Book monument tickets in advance — but not always. The Uffizi, Vatican Museums, Doge's Palace and Prague Castle Circuit B genuinely sell out 1–3 weeks ahead in summer. The Mezquita, Évora cathedral, Tallinn Town Hall and Bruges Belfry are walk-up almost any day of the year. Check the official site, not third-party resellers; the markup is typically 30–80%.
Time around festivals carefully. A festival inside a UNESCO city core is the experience of a lifetime — Palio in Siena (2 July, 16 August), Venice Carnival in February (covered in detail in our Venice Carnival complete guide), Salzburg Festival in late July–August. It also doubles hotel rates and triples queues. Decide which trade you're making.
What to skip and common mistakes
Don't try to "do" UNESCO sites as a checklist. The list isn't a ranking; it's a recognition of significance. A leisurely week in Bruges teaches more about late-medieval Flemish urbanism than three days each in Bruges, Ghent and Antwerp.
Don't trust the inscription year as a freshness signal. Krakow was inscribed first (1978); Salzburg, Naples, Siena were inscribed in the 1990s; Bath was extended into a transnational site as recently as 2021. The inscription year tells you when UNESCO recognised the case, not when the site became significant.
Don't pay for things that are free. The historic streetscape itself — Florence's Piazza della Signoria, Vienna's Stephansplatz, Krakow's Rynek Główny, Lyon's Vieux Lyon traboules, Edinburgh's Royal Mile — costs nothing to walk. Paid tickets are for specific interiors and museums.
Don't ignore Lyon. The historic site of Lyon (1998, ID 872, criteria ii and iv) covers 500 hectares of continuous occupation from the 1st century BC Roman Lugdunum through Renaissance silk-trade Vieux Lyon and into the 19th-century industrial Croix-Rousse — and is one of the least crowded major heritage cities in Western Europe. The Fourvière basilica and Roman theatres are free; the Musée des Confluences is €9.
Don't underestimate Cordoba in May or Avila in winter. The Patios Festival (Cordoba, first two weeks of May) and the lit Avila walls under snow (December–February) are dramatically better than peak summer in the same cities.
Frequently Asked Questions
How many UNESCO heritage cities are there in Europe in total?
The World Heritage List records about 470 sites across Europe, with roughly 60 of those being historic urban cores inscribed for their architecture, urban planning, or living cultural traditions. The exact count moves slightly each year as new sites are added and occasionally delisted. The UNESCO World Heritage Centre keeps the authoritative running list, filterable by country and category.

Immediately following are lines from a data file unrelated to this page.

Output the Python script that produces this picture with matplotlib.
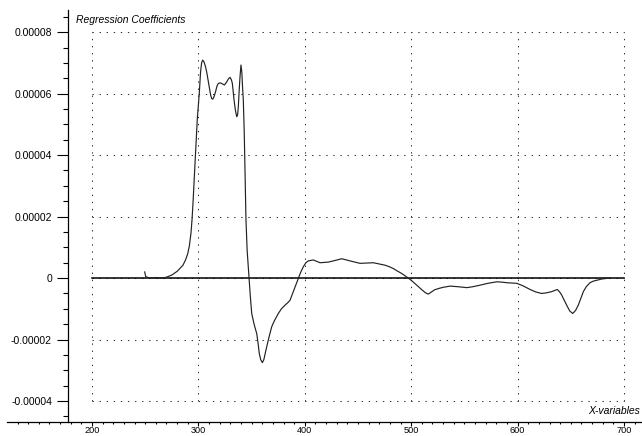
import numpy as np
import matplotlib.pyplot as plt
from matplotlib.ticker import MultipleLocator, FixedLocator, FixedFormatter

plt.rcParams['font.family'] = ['Liberation Sans', 'DejaVu Sans']

# regression coefficient curve (x-variable, coefficient in 1e-5)
wave = [249.5, 250.5, 254, 260, 265, 270, 275, 280, 285.5, 288, 290, 291.5,
        293, 294, 295, 296, 297.5, 299, 300.8, 302, 303, 304, 305, 306.5, 307.8,
        309, 310.5, 311.5, 312.5, 313.5, 314.7, 316, 317.5, 318.7, 320.3, 321.9,
        324.4, 326.6, 328.2, 329.7, 331, 331.9, 333.5, 334.8, 336, 336.8, 337.5,
        338.3, 339.1, 340, 340.8, 341.5, 342.2, 343.1, 343.8, 344.7, 345.8,
        347.6, 348.8, 350.1, 352, 353.5, 354.8, 356, 357.2, 358.5, 360.1, 361.5,
        362.8, 364.2, 366.5, 368.9, 371.5, 375.1, 378, 381.4, 384, 386.1, 388.5,
        390.8, 394, 396, 398.6, 401, 403.3, 408, 414.3, 422, 428, 434.7, 442.5,
        451.9, 464.4, 475.4, 479.5, 483.2, 487, 491.1, 494.5, 497.3, 501, 505.2,
        510, 513.5, 516.1, 519, 522, 525.5, 530, 536.5, 544, 552.2, 558, 564.7,
        572, 580.4, 585, 589.8, 594, 599.2, 605, 611.7, 617, 622.6, 627, 632,
        635, 637.3, 639.5, 641.4, 643.5, 646.1, 649, 651.8, 654.5, 657, 659.5,
        661.8, 664.5, 668, 671, 674.3, 679, 683.7, 686]
coef = [0.20, 0.05, 0.0, 0.02, 0.0, 0.03, 0.10, 0.22, 0.42, 0.60, 0.80, 1.05,
        1.46, 1.90, 2.50, 3.20, 4.20, 5.20, 6.00, 6.70, 7.00, 7.09, 7.05, 6.90,
        6.70, 6.45, 6.15, 5.95, 5.84, 5.82, 5.90, 6.05, 6.25, 6.33, 6.35, 6.33,
        6.28, 6.38, 6.48, 6.53, 6.45, 6.33, 5.79, 5.45, 5.25, 5.30, 5.57, 6.10,
        6.55, 6.93, 6.70, 6.20, 5.79, 4.70, 3.40, 1.89, 0.90, 0.0, -0.60, -1.15,
        -1.45, -1.65, -1.80, -2.10, -2.45, -2.65, -2.75, -2.65, -2.45, -2.23,
        -1.90, -1.58, -1.38, -1.15, -1.00, -0.88, -0.80, -0.72, -0.50, -0.28,
        0.0, 0.18, 0.37, 0.50, 0.56, 0.59, 0.50, 0.52, 0.57, 0.63, 0.56, 0.48,
        0.50, 0.42, 0.37, 0.31, 0.23, 0.15, 0.07, 0.0, -0.10, -0.23, -0.38,
        -0.48, -0.52, -0.45, -0.38, -0.34, -0.30, -0.26, -0.28, -0.31, -0.28,
        -0.23, -0.17, -0.12, -0.13, -0.15, -0.16, -0.17, -0.25, -0.37, -0.45,
        -0.50, -0.48, -0.44, -0.40, -0.37, -0.45, -0.55, -0.70, -0.88, -1.07,
        -1.15, -1.05, -0.88, -0.65, -0.44, -0.28, -0.15, -0.10, -0.07, -0.03,
        -0.01, 0.0]
coef = np.array(coef) * 1e-5

yticks = [-0.00004, -0.00002, 0, 0.00002, 0.00004, 0.00006, 0.00008]
ylabels = ['-0.00004', '-0.00002', '0', '0.00002', '0.00004', '0.00006', '0.00008']
xticks = [200, 300, 400, 500, 600, 700]

W, H = 642, 436
fig = plt.figure(figsize=(W / 100, H / 100), dpi=100)
ax = fig.add_axes([7 / W, 14 / H, 635 / W, 412 / H])
ax.set_xlim(120.1, 716.9)
ax.set_ylim(-0.0000468, 0.0000872)

for s in ['top', 'right']:
    ax.spines[s].set_visible(False)
ax.spines['left'].set_position(('data', 177.4))
for s in ['left', 'bottom']:
    ax.spines[s].set_linewidth(0.9)

# dotted grid only over the plotted range
dots = (0, (1.3, 5.5))
ax.hlines(yticks, 200, 700, colors='#333333', linestyles=dots, linewidth=0.75)
ax.vlines(xticks, yticks[0], yticks[-1], colors='#333333', linestyles=dots,
          linewidth=0.75)
ax.plot([200, 700], [0, 0], color='k', linewidth=1.1)

ax.plot(wave, coef, color='#222222', linewidth=0.85)

ax.yaxis.set_major_locator(FixedLocator(yticks))
ax.yaxis.set_major_formatter(FixedFormatter(ylabels))
ax.yaxis.set_minor_locator(MultipleLocator(0.000005))
ax.xaxis.set_major_locator(FixedLocator(xticks))
ax.xaxis.set_minor_locator(MultipleLocator(10))
ax.tick_params(axis='y', which='major', length=8, width=0.8, pad=3.5, labelsize=7.5)
ax.tick_params(axis='y', which='minor', length=3.6, width=0.8)
ax.tick_params(axis='x', which='major', length=2.6, width=0.8, pad=0, labelsize=6.6)
ax.tick_params(axis='x', which='minor', length=1.6, width=0.8)

fig.text(76 / W, 1 - 20 / H, 'Regression Coefficients', style='italic',
         fontsize=7.5, ha='left', va='center')
fig.text(640 / W, 1 - 411 / H, 'X-variables', style='italic',
         fontsize=7.5, ha='right', va='center')

fig.savefig('out.png', dpi=100)
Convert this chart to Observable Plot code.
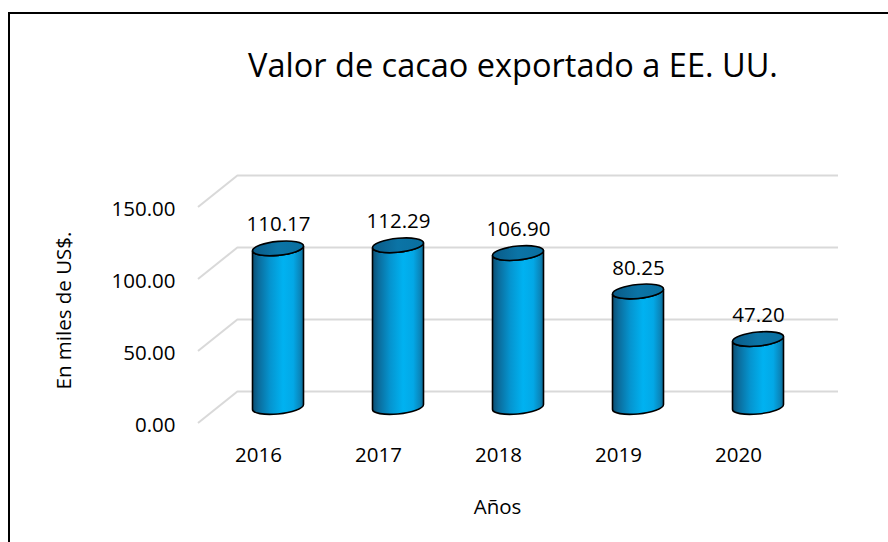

Which UNESCO heritage city is the least touristy?
Évora and Avila are the quietest of the major listings. Évora (inscribed 1986) sits in the Alentejo plain 1h 30m by train from Lisbon and rarely sees the coach-tour volumes of Lisbon or Porto; Avila (inscribed 1985), 1h 30m from Madrid by AVE, has fewer than 60,000 residents inside walls that are 2.5 km long. Lyon is the surprise pick in Western Europe — a vast inscribed area with a fraction of Paris's footfall.
Are UNESCO city entry fees worth paying?
The inscription itself doesn't create the fee — individual monuments and museums set their own prices, and most historic cores are free to walk. Plan your budget per monument, not per city: the Uffizi (€25), Vatican Museums (€20) and Edinburgh Castle (~€25) genuinely reward the price; the Lello bookstore (€8) and the Mezquita early-morning free slot are examples where you can avoid paying altogether. Many cities also run free admission days — Cordoba's Mezquita 8:30–9:30 am Monday to Saturday is the headline example.
Which UNESCO cities are family-friendly with children?
Bruges is the easiest: compact, canal boats (€15 for 30 minutes), chocolate museums, and no monument requiring stamina. Segovia works for the Disney-style Alcázar and the visible Roman aqueduct. Salzburg makes the Mozart connections concrete enough for school-age children, with the Hohensalzburg funicular adding novelty. Avila's wall walk is a 2.5 km loop with no underground sections — easy with strollers on the gentler eastern section.
How are sites selected, and can they lose UNESCO status?
A site must demonstrate "outstanding universal value" against at least one of UNESCO's ten criteria, be properly protected under national law, and meet authenticity and integrity tests. State Parties nominate; the World Heritage Committee inscribes by vote at its annual session. Sites can be delisted if their universal value is destroyed — Dresden's Elbe Valley in 2009 (after the Waldschlößchen bridge was built), Liverpool's Maritime Mercantile City in 2021 (over waterfront development). Vienna's historic centre was on the In-Danger list 2017–2024 over the Heumarkt high-rise project and was reinstated only after the project was scaled back.